• **TASK DESCRIPTION**:
Copy out the whole listing exactly as written, leaving the pictures behind.

• **INFORMATION SUPPLIED**:
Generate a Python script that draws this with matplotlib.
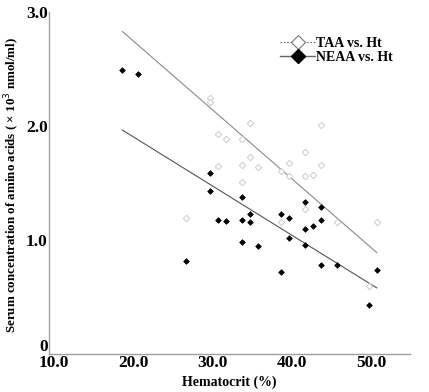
import matplotlib
matplotlib.use("Agg")
import matplotlib.pyplot as plt
import matplotlib.transforms as mtransforms
from matplotlib.lines import Line2D

# TAA vs Ht (open diamonds)
taa_ht = [27, 30, 30, 31, 31, 32, 34, 34, 34, 35, 35, 36, 39, 39, 40, 40,
          42, 42, 42, 43, 44, 44, 46, 50, 51]
taa_val = [1.19, 2.25, 2.21, 1.93, 1.65, 1.89, 1.89, 1.66, 1.51, 2.03, 1.73,
           1.64, 1.61, 1.16, 1.68, 1.56, 1.77, 1.56, 1.27, 1.57, 2.01, 1.66,
           1.16, 0.60, 1.16]

# NEAA vs Ht (filled diamonds)
neaa_ht = [19, 21, 27, 30, 30, 31, 32, 34, 34, 34, 35, 35, 36, 39, 39, 40, 40,
           42, 42, 42, 43, 44, 44, 44, 46, 50, 51]
neaa_val = [2.49, 2.46, 0.82, 1.59, 1.43, 1.18, 1.17, 1.38, 1.18, 0.98, 1.23,
            1.16, 0.95, 1.23, 0.72, 1.19, 1.02, 1.33, 1.10, 0.96, 1.12, 1.29,
            1.18, 0.78, 0.78, 0.43, 0.74]

# Regression lines (end points)
fit_ht = [19, 51]
taa_fit = [2.83, 0.89]
neaa_fit = [1.965, 0.58]

x_ticks = [10, 20, 30, 40, 50]
x_ticklabels = ["10.0", "20.0", "30.0", "40.0", "50.0"]
y_ticks = [0, 1, 2, 3]
y_ticklabels = ["0", "1.0", "2.0", "3.0"]

plt.rcParams['font.family'] = ['Liberation Serif', 'DejaVu Serif']

fig = plt.figure(figsize=(4.29, 3.92), dpi=100)
ax = fig.add_axes([0.114, 0.097, 0.842, 0.872])

ax.plot(fit_ht, taa_fit, color="#8a8a8a", lw=0.8, zorder=1)
ax.plot(fit_ht, neaa_fit, color="#555555", lw=0.8, zorder=1)

ax.plot(taa_ht, taa_val, linestyle="none", marker="D", markersize=3.3,
        markerfacecolor="white", markeredgecolor="#cccccc", markeredgewidth=0.7, zorder=2)
ax.plot(neaa_ht, neaa_val, linestyle="none", marker="D", markersize=2.9,
        markerfacecolor="black", markeredgecolor="black", markeredgewidth=0.5, zorder=3)

ax.set_xlim(9.75, 55.2)
ax.set_ylim(0, 3.0)
ax.set_xticks(x_ticks)
ax.set_xticklabels(x_ticklabels, fontsize=12.5, fontweight="bold")
ax.set_yticks(y_ticks)
ax.set_yticklabels(y_ticklabels, fontsize=12.5, fontweight="bold")
ax.tick_params(axis="both", length=0, pad=1)

# small offsets of tick labels as in the original
zero_lbl = ax.get_yticklabels()[0]
zero_lbl.set_transform(zero_lbl.get_transform() +
                       mtransforms.ScaledTranslation(0, 9 / 100, fig.dpi_scale_trans))
for lbl in ax.get_xticklabels():
    lbl.set_transform(lbl.get_transform() +
                      mtransforms.ScaledTranslation(3 / 100, 0, fig.dpi_scale_trans))

for s in ["top", "right"]:
    ax.spines[s].set_visible(False)
for s in ["left", "bottom"]:
    ax.spines[s].set_color("#a0a0a0")
    ax.spines[s].set_linewidth(1.0)

ax.set_xlabel("Hematocrit (%)", fontsize=10, fontweight="bold", labelpad=3)
ax.set_ylabel("Serum concentration of amino acids ( \u00d7 10$^{3}$ nmol/ml)",
              fontsize=9.4, fontweight="bold")
ax.yaxis.set_label_coords(-0.075, 0.495)

handles = [
    Line2D([0], [0], color="#777777", lw=0.8, linestyle=(0, (1.5, 1.5)), marker="D",
           markersize=7, markerfacecolor="white", markeredgecolor="#777777",
           markeredgewidth=0.8),
    Line2D([0], [0], color="#666666", lw=1.0, marker="D", markersize=7,
           markerfacecolor="black", markeredgecolor="black"),
]
leg = ax.legend(handles, ["TAA vs. Ht", "NEAA vs. Ht"], loc="upper left",
                bbox_to_anchor=(0.625, 0.945), frameon=False, handlelength=2.5,
                handletextpad=0.1, labelspacing=0.1, borderaxespad=0,
                prop={"weight": "bold", "size": 10})

fig.savefig("out.png", dpi=100)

• **SOLUTION TO THIS TASK**:
Generate a Python script that draws this with matplotlib.
import matplotlib
matplotlib.use("Agg")
import matplotlib.pyplot as plt
import matplotlib.transforms as mtransforms
from matplotlib.lines import Line2D

# TAA vs Ht (open diamonds)
taa_ht = [27, 30, 30, 31, 31, 32, 34, 34, 34, 35, 35, 36, 39, 39, 40, 40,
          42, 42, 42, 43, 44, 44, 46, 50, 51]
taa_val = [1.19, 2.25, 2.21, 1.93, 1.65, 1.89, 1.89, 1.66, 1.51, 2.03, 1.73,
           1.64, 1.61, 1.16, 1.68, 1.56, 1.77, 1.56, 1.27, 1.57, 2.01, 1.66,
           1.16, 0.60, 1.16]

# NEAA vs Ht (filled diamonds)
neaa_ht = [19, 21, 27, 30, 30, 31, 32, 34, 34, 34, 35, 35, 36, 39, 39, 40, 40,
           42, 42, 42, 43, 44, 44, 44, 46, 50, 51]
neaa_val = [2.49, 2.46, 0.82, 1.59, 1.43, 1.18, 1.17, 1.38, 1.18, 0.98, 1.23,
            1.16, 0.95, 1.23, 0.72, 1.19, 1.02, 1.33, 1.10, 0.96, 1.12, 1.29,
            1.18, 0.78, 0.78, 0.43, 0.74]

# Regression lines (end points)
fit_ht = [19, 51]
taa_fit = [2.83, 0.89]
neaa_fit = [1.965, 0.58]

x_ticks = [10, 20, 30, 40, 50]
x_ticklabels = ["10.0", "20.0", "30.0", "40.0", "50.0"]
y_ticks = [0, 1, 2, 3]
y_ticklabels = ["0", "1.0", "2.0", "3.0"]

plt.rcParams['font.family'] = ['Liberation Serif', 'DejaVu Serif']

fig = plt.figure(figsize=(4.29, 3.92), dpi=100)
ax = fig.add_axes([0.114, 0.097, 0.842, 0.872])

ax.plot(fit_ht, taa_fit, color="#8a8a8a", lw=0.8, zorder=1)
ax.plot(fit_ht, neaa_fit, color="#555555", lw=0.8, zorder=1)

ax.plot(taa_ht, taa_val, linestyle="none", marker="D", markersize=3.3,
        markerfacecolor="white", markeredgecolor="#cccccc", markeredgewidth=0.7, zorder=2)
ax.plot(neaa_ht, neaa_val, linestyle="none", marker="D", markersize=2.9,
        markerfacecolor="black", markeredgecolor="black", markeredgewidth=0.5, zorder=3)

ax.set_xlim(9.75, 55.2)
ax.set_ylim(0, 3.0)
ax.set_xticks(x_ticks)
ax.set_xticklabels(x_ticklabels, fontsize=12.5, fontweight="bold")
ax.set_yticks(y_ticks)
ax.set_yticklabels(y_ticklabels, fontsize=12.5, fontweight="bold")
ax.tick_params(axis="both", length=0, pad=1)

# small offsets of tick labels as in the original
zero_lbl = ax.get_yticklabels()[0]
zero_lbl.set_transform(zero_lbl.get_transform() +
                       mtransforms.ScaledTranslation(0, 9 / 100, fig.dpi_scale_trans))
for lbl in ax.get_xticklabels():
    lbl.set_transform(lbl.get_transform() +
                      mtransforms.ScaledTranslation(3 / 100, 0, fig.dpi_scale_trans))

for s in ["top", "right"]:
    ax.spines[s].set_visible(False)
for s in ["left", "bottom"]:
    ax.spines[s].set_color("#a0a0a0")
    ax.spines[s].set_linewidth(1.0)

ax.set_xlabel("Hematocrit (%)", fontsize=10, fontweight="bold", labelpad=3)
ax.set_ylabel("Serum concentration of amino acids ( \u00d7 10$^{3}$ nmol/ml)",
              fontsize=9.4, fontweight="bold")
ax.yaxis.set_label_coords(-0.075, 0.495)

handles = [
    Line2D([0], [0], color="#777777", lw=0.8, linestyle=(0, (1.5, 1.5)), marker="D",
           markersize=7, markerfacecolor="white", markeredgecolor="#777777",
           markeredgewidth=0.8),
    Line2D([0], [0], color="#666666", lw=1.0, marker="D", markersize=7,
           markerfacecolor="black", markeredgecolor="black"),
]
leg = ax.legend(handles, ["TAA vs. Ht", "NEAA vs. Ht"], loc="upper left",
                bbox_to_anchor=(0.625, 0.945), frameon=False, handlelength=2.5,
                handletextpad=0.1, labelspacing=0.1, borderaxespad=0,
                prop={"weight": "bold", "size": 10})

fig.savefig("out.png", dpi=100)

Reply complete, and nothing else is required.